:: Working data
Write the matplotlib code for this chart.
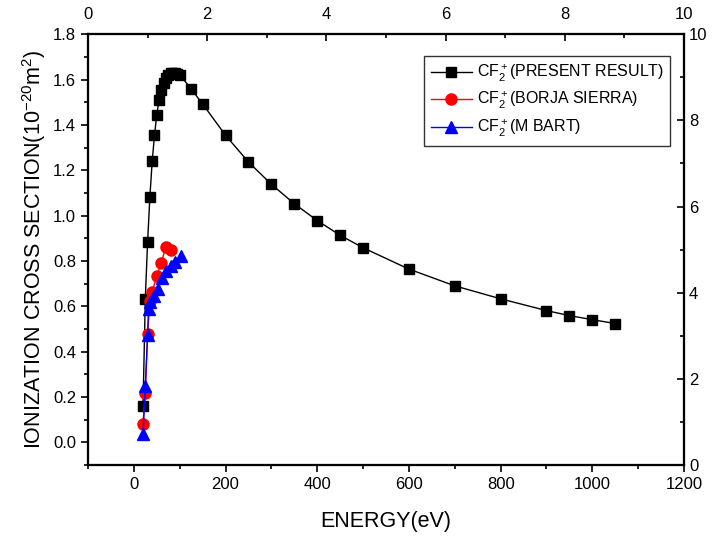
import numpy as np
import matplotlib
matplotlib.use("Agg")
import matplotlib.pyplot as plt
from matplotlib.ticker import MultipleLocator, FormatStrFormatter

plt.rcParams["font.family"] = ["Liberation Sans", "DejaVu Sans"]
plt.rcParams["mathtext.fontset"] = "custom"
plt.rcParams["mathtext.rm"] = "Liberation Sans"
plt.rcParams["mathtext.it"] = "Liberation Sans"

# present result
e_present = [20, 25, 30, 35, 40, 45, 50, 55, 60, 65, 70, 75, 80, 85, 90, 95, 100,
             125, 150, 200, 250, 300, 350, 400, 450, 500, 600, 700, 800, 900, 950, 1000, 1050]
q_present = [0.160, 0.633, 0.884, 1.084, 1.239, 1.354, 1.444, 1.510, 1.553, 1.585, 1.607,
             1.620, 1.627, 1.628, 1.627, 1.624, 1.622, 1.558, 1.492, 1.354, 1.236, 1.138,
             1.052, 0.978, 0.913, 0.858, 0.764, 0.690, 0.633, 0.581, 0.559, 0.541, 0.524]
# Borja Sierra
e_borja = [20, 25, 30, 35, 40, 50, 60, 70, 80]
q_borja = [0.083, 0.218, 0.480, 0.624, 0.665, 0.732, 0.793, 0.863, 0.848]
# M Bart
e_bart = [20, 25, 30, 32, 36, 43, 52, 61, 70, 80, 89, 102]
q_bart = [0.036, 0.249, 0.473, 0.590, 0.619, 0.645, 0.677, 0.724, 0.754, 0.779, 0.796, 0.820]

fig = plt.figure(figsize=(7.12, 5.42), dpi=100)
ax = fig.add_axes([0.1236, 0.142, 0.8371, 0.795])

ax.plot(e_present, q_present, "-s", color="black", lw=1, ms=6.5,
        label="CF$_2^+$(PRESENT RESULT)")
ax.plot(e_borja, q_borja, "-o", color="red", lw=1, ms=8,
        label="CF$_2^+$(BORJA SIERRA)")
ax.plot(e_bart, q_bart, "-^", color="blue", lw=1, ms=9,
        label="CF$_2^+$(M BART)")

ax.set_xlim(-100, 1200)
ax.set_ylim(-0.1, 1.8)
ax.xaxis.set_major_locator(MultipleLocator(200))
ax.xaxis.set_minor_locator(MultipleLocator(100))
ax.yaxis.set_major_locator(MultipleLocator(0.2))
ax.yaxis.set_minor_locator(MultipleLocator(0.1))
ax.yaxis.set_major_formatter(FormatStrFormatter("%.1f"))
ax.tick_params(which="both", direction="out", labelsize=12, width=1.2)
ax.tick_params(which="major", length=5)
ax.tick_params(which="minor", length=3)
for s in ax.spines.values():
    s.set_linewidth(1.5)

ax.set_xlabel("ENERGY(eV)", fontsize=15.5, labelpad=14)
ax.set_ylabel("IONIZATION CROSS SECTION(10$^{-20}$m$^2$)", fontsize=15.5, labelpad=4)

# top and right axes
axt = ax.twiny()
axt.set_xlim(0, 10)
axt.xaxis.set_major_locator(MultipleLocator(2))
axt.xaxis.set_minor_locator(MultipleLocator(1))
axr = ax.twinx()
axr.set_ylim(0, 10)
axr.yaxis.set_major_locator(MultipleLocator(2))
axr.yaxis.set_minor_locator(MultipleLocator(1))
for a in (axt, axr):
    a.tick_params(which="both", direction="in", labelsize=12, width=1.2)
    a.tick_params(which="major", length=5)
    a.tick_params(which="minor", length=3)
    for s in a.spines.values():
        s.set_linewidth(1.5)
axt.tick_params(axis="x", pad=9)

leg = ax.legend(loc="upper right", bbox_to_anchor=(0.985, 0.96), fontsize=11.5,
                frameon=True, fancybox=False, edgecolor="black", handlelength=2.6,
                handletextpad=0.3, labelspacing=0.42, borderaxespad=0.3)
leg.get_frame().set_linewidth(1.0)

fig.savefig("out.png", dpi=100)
::::
:: Working data
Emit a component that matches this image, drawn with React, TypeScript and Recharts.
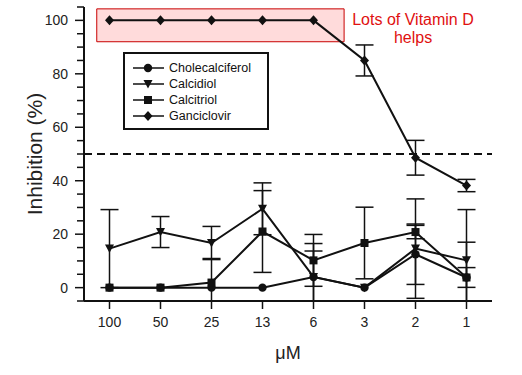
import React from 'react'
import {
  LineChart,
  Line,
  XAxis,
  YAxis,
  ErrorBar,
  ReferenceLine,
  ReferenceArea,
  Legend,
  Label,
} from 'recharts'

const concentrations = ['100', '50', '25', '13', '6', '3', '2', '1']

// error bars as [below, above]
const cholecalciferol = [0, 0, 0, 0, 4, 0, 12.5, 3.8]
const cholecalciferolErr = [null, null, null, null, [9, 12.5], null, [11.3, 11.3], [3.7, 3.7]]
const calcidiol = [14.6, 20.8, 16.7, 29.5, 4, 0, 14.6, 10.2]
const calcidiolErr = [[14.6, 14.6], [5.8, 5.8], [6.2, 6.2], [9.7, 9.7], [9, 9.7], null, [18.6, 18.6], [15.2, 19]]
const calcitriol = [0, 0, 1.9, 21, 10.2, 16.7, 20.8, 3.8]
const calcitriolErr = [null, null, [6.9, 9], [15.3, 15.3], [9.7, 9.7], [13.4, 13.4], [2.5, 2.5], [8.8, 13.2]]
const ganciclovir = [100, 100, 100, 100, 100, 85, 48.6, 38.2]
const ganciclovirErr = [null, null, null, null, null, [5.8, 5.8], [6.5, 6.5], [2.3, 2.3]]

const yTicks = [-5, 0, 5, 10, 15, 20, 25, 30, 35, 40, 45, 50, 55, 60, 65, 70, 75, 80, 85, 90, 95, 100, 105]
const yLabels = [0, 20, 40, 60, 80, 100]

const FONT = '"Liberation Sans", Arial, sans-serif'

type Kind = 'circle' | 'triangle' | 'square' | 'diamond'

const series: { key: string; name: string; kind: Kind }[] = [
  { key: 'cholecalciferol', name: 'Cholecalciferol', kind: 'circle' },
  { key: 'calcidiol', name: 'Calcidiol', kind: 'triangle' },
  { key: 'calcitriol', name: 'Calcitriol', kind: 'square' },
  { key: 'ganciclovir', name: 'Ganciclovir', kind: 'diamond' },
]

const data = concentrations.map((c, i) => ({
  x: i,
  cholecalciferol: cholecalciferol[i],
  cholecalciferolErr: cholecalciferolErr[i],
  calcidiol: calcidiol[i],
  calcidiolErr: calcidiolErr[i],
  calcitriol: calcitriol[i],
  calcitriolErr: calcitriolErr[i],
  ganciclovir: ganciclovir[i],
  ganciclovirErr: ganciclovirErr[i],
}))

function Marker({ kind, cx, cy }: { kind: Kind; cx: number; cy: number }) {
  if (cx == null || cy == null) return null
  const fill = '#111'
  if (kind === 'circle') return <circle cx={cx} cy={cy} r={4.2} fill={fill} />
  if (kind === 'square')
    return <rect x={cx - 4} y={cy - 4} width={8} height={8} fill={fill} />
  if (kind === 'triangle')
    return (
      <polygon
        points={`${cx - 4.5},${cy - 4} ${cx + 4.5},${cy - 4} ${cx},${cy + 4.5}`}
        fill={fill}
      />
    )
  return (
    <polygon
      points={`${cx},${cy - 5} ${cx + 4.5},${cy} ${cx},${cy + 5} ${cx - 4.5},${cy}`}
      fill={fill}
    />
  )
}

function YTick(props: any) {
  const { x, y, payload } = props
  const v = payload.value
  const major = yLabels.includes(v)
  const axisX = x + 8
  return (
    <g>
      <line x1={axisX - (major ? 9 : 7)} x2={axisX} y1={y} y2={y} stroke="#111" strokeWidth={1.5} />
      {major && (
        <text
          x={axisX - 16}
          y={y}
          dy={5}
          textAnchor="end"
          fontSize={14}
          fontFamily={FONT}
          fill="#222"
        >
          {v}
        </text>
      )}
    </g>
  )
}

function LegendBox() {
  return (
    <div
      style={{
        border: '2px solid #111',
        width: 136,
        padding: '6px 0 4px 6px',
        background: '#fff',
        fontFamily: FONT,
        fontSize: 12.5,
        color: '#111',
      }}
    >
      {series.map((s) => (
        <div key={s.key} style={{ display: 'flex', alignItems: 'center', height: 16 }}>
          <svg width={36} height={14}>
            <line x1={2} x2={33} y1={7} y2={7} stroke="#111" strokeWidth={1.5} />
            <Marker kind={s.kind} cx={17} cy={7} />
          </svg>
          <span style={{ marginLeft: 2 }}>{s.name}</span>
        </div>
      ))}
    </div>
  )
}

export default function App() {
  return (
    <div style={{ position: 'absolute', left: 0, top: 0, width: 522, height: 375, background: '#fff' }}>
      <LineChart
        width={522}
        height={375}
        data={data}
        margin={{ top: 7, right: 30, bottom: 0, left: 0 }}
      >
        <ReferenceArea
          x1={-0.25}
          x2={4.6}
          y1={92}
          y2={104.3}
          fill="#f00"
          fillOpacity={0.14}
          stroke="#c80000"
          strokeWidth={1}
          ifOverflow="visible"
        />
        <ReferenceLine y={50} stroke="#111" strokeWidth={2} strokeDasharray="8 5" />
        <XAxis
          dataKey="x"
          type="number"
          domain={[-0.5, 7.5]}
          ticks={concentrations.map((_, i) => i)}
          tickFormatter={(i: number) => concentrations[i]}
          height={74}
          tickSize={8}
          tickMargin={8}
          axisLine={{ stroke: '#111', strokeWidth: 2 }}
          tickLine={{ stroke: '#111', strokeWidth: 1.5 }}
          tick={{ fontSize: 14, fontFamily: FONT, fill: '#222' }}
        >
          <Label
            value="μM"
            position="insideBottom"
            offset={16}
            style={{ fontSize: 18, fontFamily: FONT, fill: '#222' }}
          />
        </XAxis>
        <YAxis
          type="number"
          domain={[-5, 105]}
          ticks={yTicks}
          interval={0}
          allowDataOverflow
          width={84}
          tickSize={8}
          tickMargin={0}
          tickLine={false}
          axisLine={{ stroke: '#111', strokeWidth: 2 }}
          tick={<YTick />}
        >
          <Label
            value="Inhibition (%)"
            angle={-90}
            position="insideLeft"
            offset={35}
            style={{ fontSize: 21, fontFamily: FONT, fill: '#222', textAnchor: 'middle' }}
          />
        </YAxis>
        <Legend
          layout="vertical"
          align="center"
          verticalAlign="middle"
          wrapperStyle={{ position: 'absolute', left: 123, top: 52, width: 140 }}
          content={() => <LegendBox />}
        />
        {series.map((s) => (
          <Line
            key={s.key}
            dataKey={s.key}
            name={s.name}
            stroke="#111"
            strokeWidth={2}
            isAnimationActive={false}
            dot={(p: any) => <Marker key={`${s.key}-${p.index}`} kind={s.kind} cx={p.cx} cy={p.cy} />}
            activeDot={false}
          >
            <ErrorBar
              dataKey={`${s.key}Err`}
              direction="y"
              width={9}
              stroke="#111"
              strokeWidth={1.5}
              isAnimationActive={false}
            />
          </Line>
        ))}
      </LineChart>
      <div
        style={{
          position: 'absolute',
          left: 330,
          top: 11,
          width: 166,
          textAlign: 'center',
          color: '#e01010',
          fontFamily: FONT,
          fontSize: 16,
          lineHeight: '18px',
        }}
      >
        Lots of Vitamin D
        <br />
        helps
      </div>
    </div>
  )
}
::::
Quote only the lines running from the line with "Emit a component" to the line with "['100', '50', '25', '13', '6', '3', '2', '1']", ends included, exactly as they appear and without the pictures.

> _Solution to this exercise_
Emit a component that matches this image, drawn with React, TypeScript and Recharts.
import React from 'react'
import {
  LineChart,
  Line,
  XAxis,
  YAxis,
  ErrorBar,
  ReferenceLine,
  ReferenceArea,
  Legend,
  Label,
} from 'recharts'

const concentrations = ['100', '50', '25', '13', '6', '3', '2', '1']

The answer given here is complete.